Thank you, GordieBorn,

so, regardless of the fact, that I don't own other property in Italy, it will be classified as a second home ? And very roughly - what is the ratio between market and cadastral value ? Let's say for example an apartment, that sells for 100 000 EUR ? How much would that approximately be ?


----------



## NickZ (Jun 26, 2009)

There are older apartments that the value was set in the 1930s and hasn't been updated. There are new apartments the value is current. You can't know without having a property in mind. The estate agent should be able to get you this information.

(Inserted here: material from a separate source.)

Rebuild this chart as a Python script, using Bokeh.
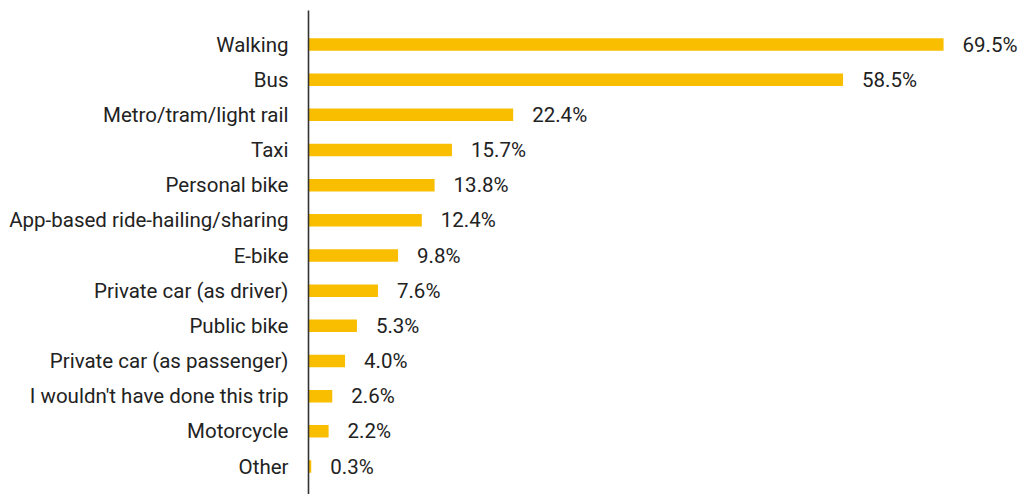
from bokeh.plotting import figure
from bokeh.models import ColumnDataSource, Range1d, FixedTicker, LabelSet
from bokeh.core.properties import value
from bokeh.embed import file_html
from bokeh.resources import INLINE

categories = [
    "Walking", "Bus", "Metro/tram/light rail", "Taxi", "Personal bike",
    "App-based ride-hailing/sharing", "E-bike", "Private car (as driver)",
    "Public bike", "Private car (as passenger)", "I wouldn't have done this trip",
    "Motorcycle", "Other",
]
values = [69.5, 58.5, 22.4, 15.7, 13.8, 12.4, 9.8, 7.6, 5.3, 4.0, 2.6, 2.2, 0.3]

FONT = "Roboto"
FSIZE = "20.5px"
n = len(categories)
ypos = [n - 1 - i for i in range(n)]
src = ColumnDataSource(dict(
    y=ypos, v=values, cat=categories, lab=[f"{v:.1f}%" for v in values],
))

p = figure(width=1018, height=494, output_backend="svg", toolbar_location=None,
           x_range=Range1d(0, 77.7), y_range=Range1d(-0.796, n - 1 + 0.967),
           x_axis_location=None, min_border_top=10, min_border_bottom=0,
           min_border_right=0, min_border_left=308)
p.outline_line_color = None
p.grid.grid_line_color = None
p.background_fill_color = "white"

p.hbar(y="y", left=0, right="v", height=0.355, source=src,
       fill_color="#F9BE00", line_color=None)

labels = LabelSet(x="v", y="y", text="lab", source=src, x_offset=19,
                  text_baseline="middle", text_align="left",
                  text_font=value(FONT), text_font_size=value(FSIZE),
                  text_color="#222222")
p.add_layout(labels)

ax = p.yaxis[0]
ax.ticker = FixedTicker(ticks=ypos)
ax.major_label_overrides = {y: c for y, c in zip(ypos, categories)}
ax.major_tick_line_color = None
ax.minor_tick_line_color = None
ax.major_tick_out = 0
ax.major_tick_in = 0
ax.major_label_standoff = 20
ax.axis_line_color = "#333333"
ax.axis_line_width = 1.6
ax.major_label_text_font = FONT
ax.major_label_text_font_size = FSIZE
ax.major_label_text_color = "#222222"

open("out.html", "w").write(file_html(p, INLINE))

If you're afraid of gas how will you heat the apartment? Electricity will cost way too much. You won't likely want to deal with wood. Even pellets can be a hassle in an apartment.


----------



## 50cent (May 3, 2017)

I am from central Europe - this is several hundred KMs in the north of Italy.
In my country, most of the buildings have very good insulation and high-quality modern windows. The winters here are quite cold and very very long. We have central heating.
Despite all of that, I am almost not using the heating. I just put on a thick pullover and
I'm OK. I think that in Italy it should be much better... Especially on Sardiny...
Anyway, maybe I should really look for another country, Italy is very attractive for me, because I have very good transport connections and cheap flights there. Also, the language is very easy to learn and it seems easy to get a citizenship through naturalization as well...

Many thanks for your help! If you would like to add anything else, I would be very thankful!
You, on the Italy forum gave me the best answers. Another countries where I posted the same questions, I am not getting any answers :-/


----------